YOUR GOAL: Reproduce, word for word, only the lines from the one containing "Write a LaTeX" through the one containing "(title) at (180,161)", both included.

DATA FOR THE TASK:
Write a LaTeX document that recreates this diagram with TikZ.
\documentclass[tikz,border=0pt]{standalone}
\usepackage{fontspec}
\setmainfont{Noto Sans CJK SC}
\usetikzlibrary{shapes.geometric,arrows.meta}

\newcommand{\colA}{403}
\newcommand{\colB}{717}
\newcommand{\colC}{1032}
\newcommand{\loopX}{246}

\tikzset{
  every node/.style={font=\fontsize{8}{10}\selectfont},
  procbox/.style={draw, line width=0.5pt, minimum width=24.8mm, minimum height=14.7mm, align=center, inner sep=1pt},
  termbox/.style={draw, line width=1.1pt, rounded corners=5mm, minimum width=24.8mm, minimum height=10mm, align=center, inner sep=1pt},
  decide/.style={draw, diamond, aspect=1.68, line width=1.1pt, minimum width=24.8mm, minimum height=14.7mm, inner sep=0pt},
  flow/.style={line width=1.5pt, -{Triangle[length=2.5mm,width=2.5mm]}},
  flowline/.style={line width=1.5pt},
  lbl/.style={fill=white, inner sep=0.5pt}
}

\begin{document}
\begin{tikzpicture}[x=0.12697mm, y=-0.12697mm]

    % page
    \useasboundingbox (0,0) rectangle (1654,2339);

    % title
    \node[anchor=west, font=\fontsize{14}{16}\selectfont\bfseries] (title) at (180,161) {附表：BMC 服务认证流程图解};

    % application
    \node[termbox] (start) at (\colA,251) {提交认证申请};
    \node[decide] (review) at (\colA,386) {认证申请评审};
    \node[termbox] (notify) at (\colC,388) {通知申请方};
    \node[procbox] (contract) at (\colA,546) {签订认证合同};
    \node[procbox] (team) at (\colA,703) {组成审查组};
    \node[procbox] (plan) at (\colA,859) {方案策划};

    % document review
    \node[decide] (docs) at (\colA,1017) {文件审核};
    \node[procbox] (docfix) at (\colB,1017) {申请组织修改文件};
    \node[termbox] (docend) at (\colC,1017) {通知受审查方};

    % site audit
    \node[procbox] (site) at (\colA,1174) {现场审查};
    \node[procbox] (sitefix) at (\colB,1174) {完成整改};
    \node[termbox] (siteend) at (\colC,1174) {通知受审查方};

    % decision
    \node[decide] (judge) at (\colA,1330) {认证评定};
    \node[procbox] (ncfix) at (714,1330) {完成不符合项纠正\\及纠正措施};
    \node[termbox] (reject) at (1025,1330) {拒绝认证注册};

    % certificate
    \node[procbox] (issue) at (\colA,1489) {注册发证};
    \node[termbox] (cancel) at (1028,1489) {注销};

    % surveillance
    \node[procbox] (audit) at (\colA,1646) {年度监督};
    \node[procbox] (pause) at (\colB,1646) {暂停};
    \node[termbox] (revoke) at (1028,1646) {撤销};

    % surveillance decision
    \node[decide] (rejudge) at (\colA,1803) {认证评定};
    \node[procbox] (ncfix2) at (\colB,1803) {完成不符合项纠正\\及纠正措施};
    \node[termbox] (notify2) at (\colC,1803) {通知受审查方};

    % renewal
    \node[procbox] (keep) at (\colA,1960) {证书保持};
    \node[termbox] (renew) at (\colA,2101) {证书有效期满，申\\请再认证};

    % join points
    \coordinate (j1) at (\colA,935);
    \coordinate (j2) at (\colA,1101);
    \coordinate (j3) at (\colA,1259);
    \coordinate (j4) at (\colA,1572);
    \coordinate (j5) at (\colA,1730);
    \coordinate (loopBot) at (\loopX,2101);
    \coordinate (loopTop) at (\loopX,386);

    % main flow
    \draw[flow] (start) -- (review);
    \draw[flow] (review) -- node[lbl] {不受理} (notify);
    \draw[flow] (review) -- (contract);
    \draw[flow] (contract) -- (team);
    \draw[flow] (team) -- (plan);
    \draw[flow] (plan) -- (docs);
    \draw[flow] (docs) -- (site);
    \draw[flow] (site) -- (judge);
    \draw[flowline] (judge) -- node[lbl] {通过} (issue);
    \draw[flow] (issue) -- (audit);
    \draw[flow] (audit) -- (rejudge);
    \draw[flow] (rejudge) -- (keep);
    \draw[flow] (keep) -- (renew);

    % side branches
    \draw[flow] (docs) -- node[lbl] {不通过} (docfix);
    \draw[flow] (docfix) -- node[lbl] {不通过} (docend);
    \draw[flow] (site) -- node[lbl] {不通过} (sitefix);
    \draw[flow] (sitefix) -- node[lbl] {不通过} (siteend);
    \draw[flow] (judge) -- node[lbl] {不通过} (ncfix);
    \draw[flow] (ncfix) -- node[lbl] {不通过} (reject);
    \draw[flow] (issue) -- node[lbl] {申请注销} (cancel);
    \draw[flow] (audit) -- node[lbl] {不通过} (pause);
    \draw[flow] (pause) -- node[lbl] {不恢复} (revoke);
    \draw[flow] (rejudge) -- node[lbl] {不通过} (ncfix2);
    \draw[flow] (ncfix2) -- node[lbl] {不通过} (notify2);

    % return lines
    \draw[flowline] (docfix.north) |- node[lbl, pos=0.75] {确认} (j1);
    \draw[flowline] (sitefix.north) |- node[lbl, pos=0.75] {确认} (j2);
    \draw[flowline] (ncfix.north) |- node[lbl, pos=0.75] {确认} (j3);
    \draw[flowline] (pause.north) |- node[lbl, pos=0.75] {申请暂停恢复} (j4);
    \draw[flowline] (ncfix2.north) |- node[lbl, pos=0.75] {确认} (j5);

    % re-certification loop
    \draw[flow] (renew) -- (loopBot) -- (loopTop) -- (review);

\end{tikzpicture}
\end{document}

--

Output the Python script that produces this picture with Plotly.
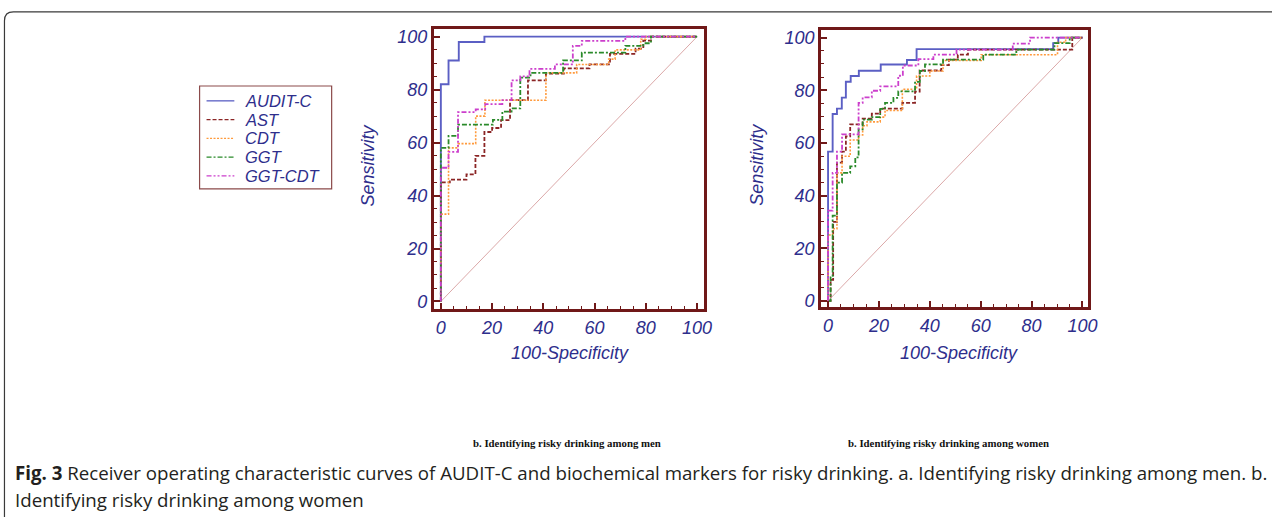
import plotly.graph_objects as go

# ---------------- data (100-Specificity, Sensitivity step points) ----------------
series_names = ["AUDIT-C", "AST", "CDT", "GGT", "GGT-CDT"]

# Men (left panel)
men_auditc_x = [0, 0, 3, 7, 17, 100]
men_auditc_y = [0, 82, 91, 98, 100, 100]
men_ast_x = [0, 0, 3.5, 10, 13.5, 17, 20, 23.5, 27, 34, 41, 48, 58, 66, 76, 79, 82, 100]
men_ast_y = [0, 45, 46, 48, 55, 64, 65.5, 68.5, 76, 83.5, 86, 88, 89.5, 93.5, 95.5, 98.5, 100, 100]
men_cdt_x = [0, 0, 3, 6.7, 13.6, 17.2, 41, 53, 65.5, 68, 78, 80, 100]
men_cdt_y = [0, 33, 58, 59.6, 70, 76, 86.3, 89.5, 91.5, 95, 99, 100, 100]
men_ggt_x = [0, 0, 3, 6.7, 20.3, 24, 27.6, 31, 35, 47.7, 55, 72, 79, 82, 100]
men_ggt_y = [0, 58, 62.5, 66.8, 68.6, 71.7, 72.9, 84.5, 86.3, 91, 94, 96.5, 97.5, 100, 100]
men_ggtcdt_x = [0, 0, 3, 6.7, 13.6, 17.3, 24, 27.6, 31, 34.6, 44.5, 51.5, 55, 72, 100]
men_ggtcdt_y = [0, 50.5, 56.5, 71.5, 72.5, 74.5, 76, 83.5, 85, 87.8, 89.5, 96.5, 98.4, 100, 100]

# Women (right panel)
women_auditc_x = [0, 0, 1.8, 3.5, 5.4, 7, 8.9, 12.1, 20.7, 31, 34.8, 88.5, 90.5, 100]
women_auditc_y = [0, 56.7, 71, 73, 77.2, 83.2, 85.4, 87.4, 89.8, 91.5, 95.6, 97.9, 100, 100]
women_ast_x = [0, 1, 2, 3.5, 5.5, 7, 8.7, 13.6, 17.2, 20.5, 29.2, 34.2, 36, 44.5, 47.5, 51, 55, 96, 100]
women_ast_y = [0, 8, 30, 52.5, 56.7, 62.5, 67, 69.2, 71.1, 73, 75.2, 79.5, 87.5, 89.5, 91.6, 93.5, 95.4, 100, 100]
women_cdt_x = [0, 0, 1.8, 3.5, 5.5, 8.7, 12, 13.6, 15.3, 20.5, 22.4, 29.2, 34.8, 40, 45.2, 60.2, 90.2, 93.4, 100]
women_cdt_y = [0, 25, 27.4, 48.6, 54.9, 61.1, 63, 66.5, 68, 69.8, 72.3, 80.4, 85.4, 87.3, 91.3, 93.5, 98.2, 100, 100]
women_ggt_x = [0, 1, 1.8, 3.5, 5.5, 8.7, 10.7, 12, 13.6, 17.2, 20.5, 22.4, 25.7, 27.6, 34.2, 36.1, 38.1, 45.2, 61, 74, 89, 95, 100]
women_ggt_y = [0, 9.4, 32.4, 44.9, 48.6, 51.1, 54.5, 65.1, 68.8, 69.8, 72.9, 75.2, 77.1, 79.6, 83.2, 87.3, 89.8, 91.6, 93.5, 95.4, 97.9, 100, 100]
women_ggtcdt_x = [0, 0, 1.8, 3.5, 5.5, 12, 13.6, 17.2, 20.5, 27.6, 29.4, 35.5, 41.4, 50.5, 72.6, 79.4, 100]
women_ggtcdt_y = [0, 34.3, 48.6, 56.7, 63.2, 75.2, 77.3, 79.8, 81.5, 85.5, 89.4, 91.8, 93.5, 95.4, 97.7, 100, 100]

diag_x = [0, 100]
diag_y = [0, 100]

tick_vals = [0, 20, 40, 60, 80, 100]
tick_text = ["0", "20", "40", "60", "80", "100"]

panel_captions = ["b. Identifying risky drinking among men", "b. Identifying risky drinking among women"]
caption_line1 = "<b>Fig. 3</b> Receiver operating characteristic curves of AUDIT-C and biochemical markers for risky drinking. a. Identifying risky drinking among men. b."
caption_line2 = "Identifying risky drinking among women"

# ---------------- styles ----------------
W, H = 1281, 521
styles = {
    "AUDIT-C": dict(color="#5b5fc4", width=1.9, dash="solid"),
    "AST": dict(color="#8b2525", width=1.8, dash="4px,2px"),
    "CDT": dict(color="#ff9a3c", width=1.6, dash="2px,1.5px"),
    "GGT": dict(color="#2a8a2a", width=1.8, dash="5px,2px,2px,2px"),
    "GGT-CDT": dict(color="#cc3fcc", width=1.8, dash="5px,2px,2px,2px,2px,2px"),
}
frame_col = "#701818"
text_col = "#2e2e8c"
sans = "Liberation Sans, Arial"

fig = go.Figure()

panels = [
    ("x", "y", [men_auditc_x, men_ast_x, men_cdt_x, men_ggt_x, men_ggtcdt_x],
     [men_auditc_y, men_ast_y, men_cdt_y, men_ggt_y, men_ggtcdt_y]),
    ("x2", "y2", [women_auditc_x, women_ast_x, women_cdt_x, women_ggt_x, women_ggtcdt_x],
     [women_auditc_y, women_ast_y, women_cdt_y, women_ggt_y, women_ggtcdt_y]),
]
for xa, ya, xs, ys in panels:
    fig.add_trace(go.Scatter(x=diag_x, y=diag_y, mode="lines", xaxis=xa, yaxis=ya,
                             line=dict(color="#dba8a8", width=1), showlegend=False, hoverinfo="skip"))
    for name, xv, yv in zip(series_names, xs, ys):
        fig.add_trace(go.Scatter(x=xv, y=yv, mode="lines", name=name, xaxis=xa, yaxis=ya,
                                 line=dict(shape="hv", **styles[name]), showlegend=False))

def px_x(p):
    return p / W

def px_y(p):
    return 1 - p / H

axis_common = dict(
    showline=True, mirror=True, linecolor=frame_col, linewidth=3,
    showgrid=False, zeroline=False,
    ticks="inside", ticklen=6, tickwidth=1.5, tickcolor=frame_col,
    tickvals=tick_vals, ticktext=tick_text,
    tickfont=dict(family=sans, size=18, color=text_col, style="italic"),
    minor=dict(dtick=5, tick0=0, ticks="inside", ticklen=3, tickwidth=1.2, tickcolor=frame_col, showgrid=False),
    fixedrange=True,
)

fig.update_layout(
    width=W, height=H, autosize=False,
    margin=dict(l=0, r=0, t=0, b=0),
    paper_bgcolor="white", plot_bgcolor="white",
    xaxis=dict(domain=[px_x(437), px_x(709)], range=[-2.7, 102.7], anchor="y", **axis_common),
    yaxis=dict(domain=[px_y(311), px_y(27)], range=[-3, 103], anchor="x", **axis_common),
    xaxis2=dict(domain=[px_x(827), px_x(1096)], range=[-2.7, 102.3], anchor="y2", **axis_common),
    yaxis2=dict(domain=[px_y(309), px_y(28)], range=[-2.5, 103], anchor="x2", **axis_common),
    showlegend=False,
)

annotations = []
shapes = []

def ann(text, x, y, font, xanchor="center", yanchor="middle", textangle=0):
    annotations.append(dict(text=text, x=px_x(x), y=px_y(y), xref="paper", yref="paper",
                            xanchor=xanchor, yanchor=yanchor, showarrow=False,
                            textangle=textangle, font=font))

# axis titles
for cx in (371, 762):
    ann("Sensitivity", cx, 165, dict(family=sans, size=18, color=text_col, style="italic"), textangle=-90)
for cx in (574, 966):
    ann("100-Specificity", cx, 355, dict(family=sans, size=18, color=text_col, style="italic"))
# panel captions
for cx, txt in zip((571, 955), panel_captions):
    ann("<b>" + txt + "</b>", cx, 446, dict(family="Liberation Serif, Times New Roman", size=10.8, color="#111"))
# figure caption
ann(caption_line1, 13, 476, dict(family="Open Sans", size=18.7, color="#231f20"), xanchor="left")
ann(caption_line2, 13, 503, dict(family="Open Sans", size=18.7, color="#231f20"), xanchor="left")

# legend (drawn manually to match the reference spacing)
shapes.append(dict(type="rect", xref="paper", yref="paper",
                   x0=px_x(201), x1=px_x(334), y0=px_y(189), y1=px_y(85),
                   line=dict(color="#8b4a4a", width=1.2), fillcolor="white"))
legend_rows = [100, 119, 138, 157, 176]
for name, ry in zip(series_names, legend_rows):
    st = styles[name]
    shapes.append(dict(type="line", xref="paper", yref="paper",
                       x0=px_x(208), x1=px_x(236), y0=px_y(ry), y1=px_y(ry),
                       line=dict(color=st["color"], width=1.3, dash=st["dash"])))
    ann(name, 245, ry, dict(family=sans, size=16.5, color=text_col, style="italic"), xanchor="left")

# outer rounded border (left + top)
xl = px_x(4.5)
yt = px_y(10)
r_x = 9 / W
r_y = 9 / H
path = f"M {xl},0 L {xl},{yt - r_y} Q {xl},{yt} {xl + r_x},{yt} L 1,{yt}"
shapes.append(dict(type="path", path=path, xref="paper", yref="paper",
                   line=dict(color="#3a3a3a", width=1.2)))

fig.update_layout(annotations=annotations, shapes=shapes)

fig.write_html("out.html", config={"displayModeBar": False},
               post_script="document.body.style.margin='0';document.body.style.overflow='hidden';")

SOLVED PROBLEM:
Write a LaTeX document that recreates this diagram with TikZ.
\documentclass[tikz,border=0pt]{standalone}
\usepackage{fontspec}
\setmainfont{Noto Sans CJK SC}
\usetikzlibrary{shapes.geometric,arrows.meta}

\newcommand{\colA}{403}
\newcommand{\colB}{717}
\newcommand{\colC}{1032}
\newcommand{\loopX}{246}

\tikzset{
  every node/.style={font=\fontsize{8}{10}\selectfont},
  procbox/.style={draw, line width=0.5pt, minimum width=24.8mm, minimum height=14.7mm, align=center, inner sep=1pt},
  termbox/.style={draw, line width=1.1pt, rounded corners=5mm, minimum width=24.8mm, minimum height=10mm, align=center, inner sep=1pt},
  decide/.style={draw, diamond, aspect=1.68, line width=1.1pt, minimum width=24.8mm, minimum height=14.7mm, inner sep=0pt},
  flow/.style={line width=1.5pt, -{Triangle[length=2.5mm,width=2.5mm]}},
  flowline/.style={line width=1.5pt},
  lbl/.style={fill=white, inner sep=0.5pt}
}

\begin{document}
\begin{tikzpicture}[x=0.12697mm, y=-0.12697mm]

    % page
    \useasboundingbox (0,0) rectangle (1654,2339);

    % title
    \node[anchor=west, font=\fontsize{14}{16}\selectfont\bfseries] (title) at (180,161) {附表：BMC 服务认证流程图解};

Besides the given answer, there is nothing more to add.